Resume Tips

  • Keep it Recent, Keep it Relevant: As a rule, you should only show the most recent 10-15 years of your career history and only include the experience relevant to the positions to which you are applying. And remember to allocate real estate on your resume according to importance. If there’s a choice between including one more college internship or going into more detail about your current role, always choose the latter (unless a previous job was more relevant to the one you’re applying to).

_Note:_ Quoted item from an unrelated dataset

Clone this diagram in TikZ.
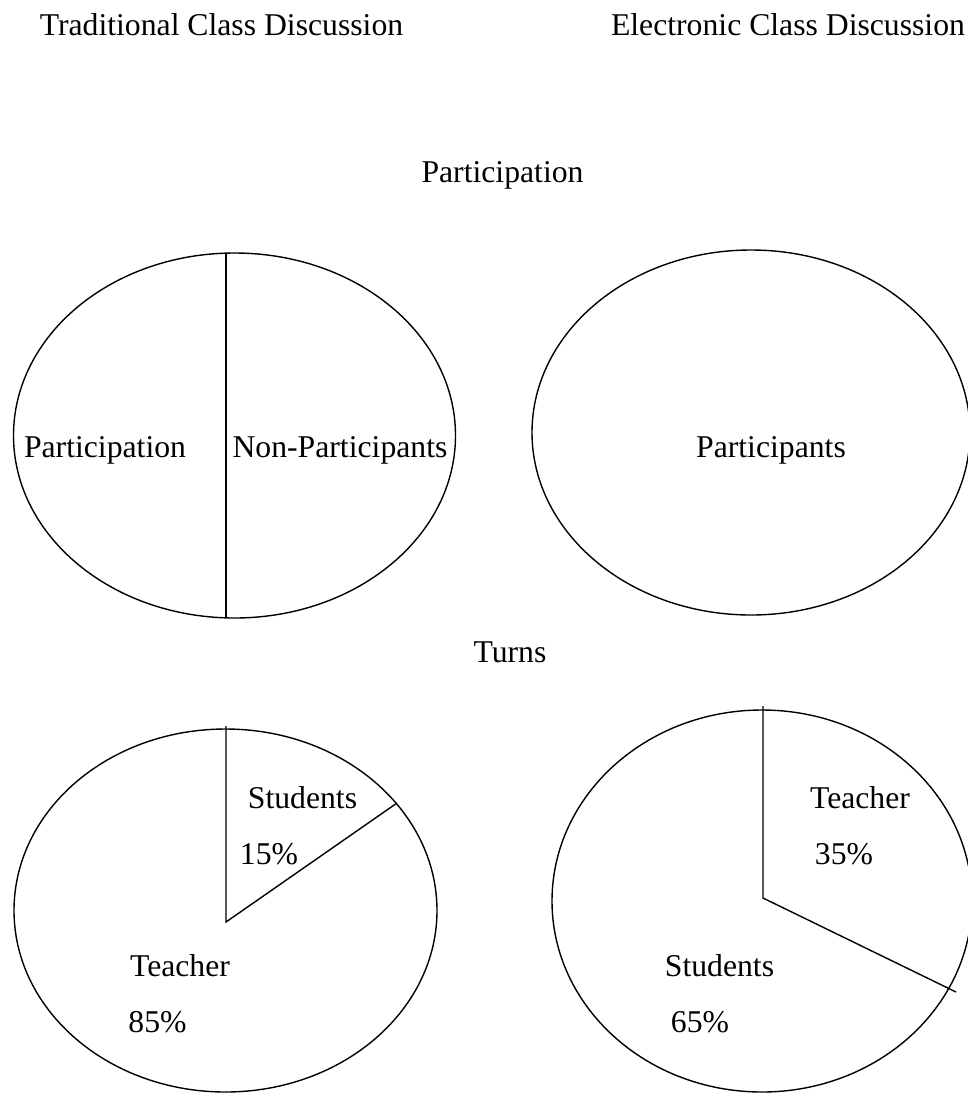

  • Keep it Simple: We’ll talk about getting creative in order to stand out in a minute. But the most basic principle of good resume formatting and design? Keep it simple. Use a basic but modern font, like Helvetica, Arial, or Century Gothic. Make your resume easy on hiring managers’ eyes by using a font size between 10 and 12 and leaving a healthy amount of white space on the page. You can use a different font or typeface for your name, your resume headers, and the companies for which you’ve worked, but keep it simple and keep it consistent. Your main focus here should be on readability for the hiring manager.
  • Keep it to a Page: The two-(or more!) page resume is a hotly debated topic ,but the bottom line is this—you want the information here to be concise, and making yourself keep it to one page is a good way to force yourself to do this. If you truly have enough relevant and important experience, training, and credentials to showcase on more than one page of your resume, then go for it. But if you can tell the same story in less space. Then make only one page.
  • Don’t Put Everything on There: Your resume should not have every work experience you’ve ever had listed on it. Think of your resume not as a comprehensive list of your career history, but as a marketing document selling you as the perfect person for the job. For each resume you send out, you’ll want to highlight only the accomplishments and skills that are most relevant to the job at hand (even if that means you don’t include all of your experience).
  • Make Your Contact Info Prominent: You don’t need to include your address on your resume anymore (really!), but you do need to make sure to include a phone number and professional email address (not your work address!) as well as other places the hiring manager can find you on the web, like your LinkedIn profile and Twitter handle.
  • Get Help From a Professional: Know that design skills aren’t your strong suit but want your resume to look stunning? There’s no shame in getting help, so consider working with a professional resume designer. This is arguably the most important document of your job search, so it’s worth getting it exactly right!.
  • Avoid Empty Words: What words shouldn’t you include? Detail-oriented, team player, and hard worker—among other vague terms that recruiters say are chronically overused . We bet there’s a better way to describe how awesome you are.
  • Experience First, Education Second: Unless you’re a recent graduate, put your education after your experience. Chances are, your last couple of jobs are more important and relevant to you getting the job than where you went to college.
  • List Out Your Skills: Be sure to add a section that lists out all the relevant skills you have for a position, including tech skills like HTML and Adobe Creative Suite and any industry-related certifications. Just make sure to skip including skills that everyone is expected to have, like using email or Microsoft Word. Doing so will actually make you seem less technologically savvy.
  • Show—Don’t Tell—Your Soft Skills: Describing soft skills on a resume often starts to sound like a list of meaningless buzzwords, fast. But being a “strong leader” or an “effective communicator” are important characteristics you want to get across. Think about how you can demonstrate these attributes in your bullet points without actually saying them.